Progress, or the absence thereof, always tangles with personalities. Advocates press for causes often as extensions of strictly personal crusades. Cable television was delayed for years as factions warred for control amidst pleas for delay. Where the trumpets of a vocal constituent group successfully blared for trails, bicycle paths and an award-winning park system, the orchestra of airport supporters until recently has been rather constrained.
We shouldn’t be so smug and conceited when it comes to our bike trails because here, too, Columbia has been late to the party. One wonders if anyone here remembers reading this item in the Oct. 11, 1973, issue of the Wall Street Journal more than a decade before the first trail was built in Columbia.
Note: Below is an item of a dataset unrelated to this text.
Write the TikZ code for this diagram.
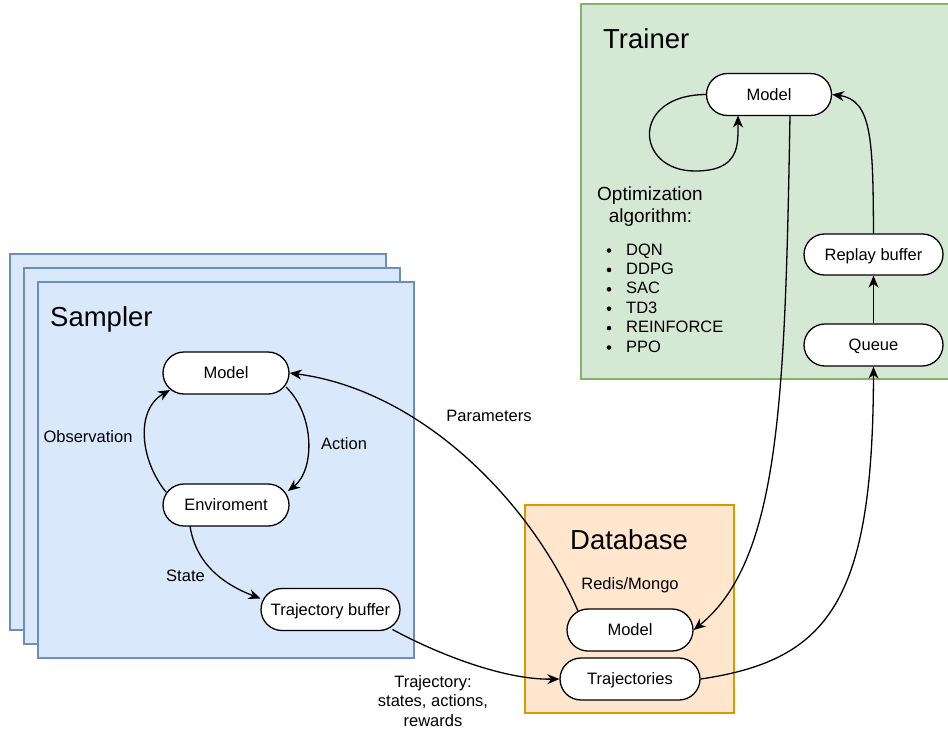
\documentclass[tikz,border=0pt]{standalone}
\usepackage{fontspec}
\setmainfont{Liberation Sans}
\usetikzlibrary{arrows.meta,shapes.misc,calc}
\definecolor{sfill}{HTML}{DAE8FC}
\definecolor{sline}{HTML}{6C8EBF}
\definecolor{tfill}{HTML}{D5E8D4}
\definecolor{tline}{HTML}{82B366}
\definecolor{dfill}{HTML}{FFE6CC}
\definecolor{dline}{HTML}{D79B00}
\tikzset{
  x=1pt, y=-1pt,
  pill/.style={rounded rectangle, draw=black, fill=white, line width=1.3pt,
    minimum height=42pt, inner sep=0pt, text height=11.8pt, text depth=0pt,
    font=\fontsize{16.5}{19.8}\selectfont},
  lbl/.style={font=\fontsize{16.5}{19.8}\selectfont, inner sep=0pt, anchor=base},
  big/.style={font=\fontsize{27.5}{33}\selectfont, inner sep=0pt},
  arr/.style={line width=1.3pt, -{Stealth[length=12pt,width=10pt,inset=3.8pt]}},
  cont/.style={line width=1.3pt},
}
\begin{document}
\begin{tikzpicture}
\useasboundingbox (0,0) rectangle (948,729);
\clip (0,0) rectangle (948,729);
% containers
\draw[cont, draw=sline, fill=sfill] (10,254) rectangle (386,630);
\draw[cont, draw=sline, fill=sfill] (24,268) rectangle (400,644);
\draw[cont, draw=sline, fill=sfill] (38,282) rectangle (414,658);
\draw[cont, draw=tline, fill=tfill] (581,4) rectangle (960,379);
\draw[cont, draw=dline, fill=dfill] (525,505) rectangle (734,713);
% titles
\node[big, anchor=base west] (tsampler) at (50,326) {Sampler};
\node[big, anchor=base west] (ttrainer) at (603,48) {Trainer};
\node[big, anchor=base] (tdb) at (629,549) {Database};
\node[lbl] (redis) at (630,589) {Redis/Mongo};
% nodes
\node[pill, minimum width=126pt] (smodel) at (226,373) {Model};
\node[pill, minimum width=126pt] (senv) at (226,505) {Enviroment};
\node[pill, minimum width=139pt] (stb) at (330.5,609.5) {Trajectory buffer};
\node[pill, minimum width=125pt] (tmodel) at (769,94.5) {Model};
\node[pill, minimum width=139pt, minimum height=41pt] (replay) at (873.5,254.5) {Replay buffer};
\node[pill, minimum width=139pt] (queue) at (873.5,345) {Queue};
\node[pill, minimum width=126pt] (dmodel) at (630,630) {Model};
\node[pill, minimum width=140pt] (dtraj) at (630,679) {Trajectories};
% labels
\node[lbl] (obs) at (88,442) {Observation};
\node[lbl] (act) at (344,449) {Action};
\node[lbl] (state) at (185.5,581) {State};
\node[lbl] (params) at (489,421) {Parameters};
\node[lbl, align=center, anchor=north] (trajlbl) at (433,675)
  {\fontsize{16.5}{18}\selectfont Trajectory:\\states, actions,\\rewards};
\node[font=\fontsize{19}{22}\selectfont, inner sep=0pt, anchor=base] (opt1) at (650,200) {Optimization};
\node[font=\fontsize{19}{22}\selectfont, inner sep=0pt, anchor=base] (opt2) at (650.5,222) {algorithm:};
\foreach \t [count=\i from 0] in {DQN,DDPG,SAC,TD3,REINFORCE,PPO} {
  \node[lbl, anchor=base west] (b\i) at (626,255+19.4*\i) {\t};
  \fill (609,250.5+19.4*\i) circle (2.3pt);
}
% sampler edges
\draw[arr] ($(senv.center)+(-60,-13)$) .. controls (140,460) and (135,410) .. ($(smodel.center)+(-56,17)$);
\draw[arr] ($(smodel.center)+(60,14)$) .. controls (315,415) and (315,470) .. ($(senv.center)+(62,-14)$);
\draw[arr] ($(senv.center)+(-36,21)$) .. controls (196,565) and (225,585) .. ($(stb.center)+(-70,-11)$);
% cross edges
\draw[arr] ($(stb.center)+(62,20)$) .. controls (430,650) and (500,680) .. (dtraj.west);
\draw[arr] ($(dmodel.center)+(-52,-19)$) .. controls (530,500) and (420,390) .. (smodel.east);
\draw[arr] ($(tmodel.center)+(21,21)$) .. controls (785,400) and (780,560) .. (dmodel.east);
\draw[arr] (dtraj.east) .. controls (830,660) and (873,600) .. (queue.south);
% trainer edges
\draw[arr] (queue.north) -- (replay.south);
\draw[arr] (replay.north) .. controls (873,140) and (872,100) .. (tmodel.east);
\draw[arr] (tmodel.west) .. controls (630,95) and (635,171) .. (695,171)
  .. controls (740,171) and (738,145) .. ($(tmodel.center)+(-31,21)$);
\end{tikzpicture}
\end{document}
“The Bicycle Manufacturers Association boasts that laws have been passed in 14 states providing for bikeways. By one estimate, there may be as many as 25,000 miles of bikeways in the U.S. ranging from routes marked for bicyclists to paved paths exclusively for their use. Florida’s Dade County (Miami) has completed some 100 miles of bike trails in six years. Oregon, allotting 1 percent of the state highway fund for bike path construction, has set aside $4 million for work in two years and built 100 miles of paths… Wisconsin goes after old railroad rights of way. It has one 30-mile stretch in use as a bikeway and will add another 30-mile route next summer. One boost for bikeways according to the Bicycle Institute, is the new Federal-Aid Highway Act of 1973. It sees the bill as providing up to $40-million a year in matching funds for three years to construct bikeways in states…Chicago with 100 miles of bikeways, plans next spring to experiment by closing one lane of some city streets on weekends to create instant bikeways.”
Missing out
How many other things has the community missed out on or been late to adopt because we weren’t paying attention to what was going on elsewhere, or perhaps because we weren’t paying attention to an item in the media?
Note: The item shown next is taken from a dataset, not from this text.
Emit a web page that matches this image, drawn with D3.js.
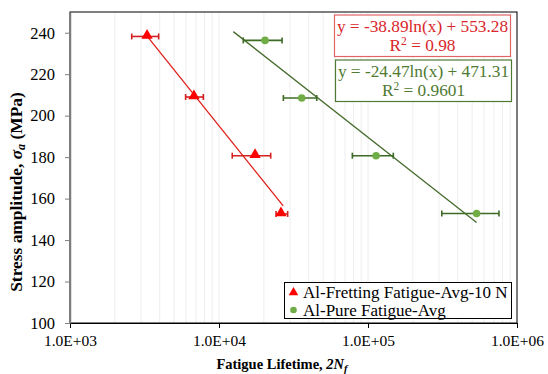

May I modestly suggest that we adopt a loosely structured Department of Paying Attention, perhaps as a sort of community suggestion box.
No dues, no meetings, no membership cards, no passwords or secret decoder rings. Our Department of Paying Attention would be the nexus of an Internet-based communication system for anyone interested in civic progress to keep this area up to date and out in front. Participants would pay attention to what’s going on in a zillion and one different realms here, there and anywhere else to keep us advised.
As we play catch-up with the airport while pursuing the motto to “pay attention,” let’s hope we never fall behind again.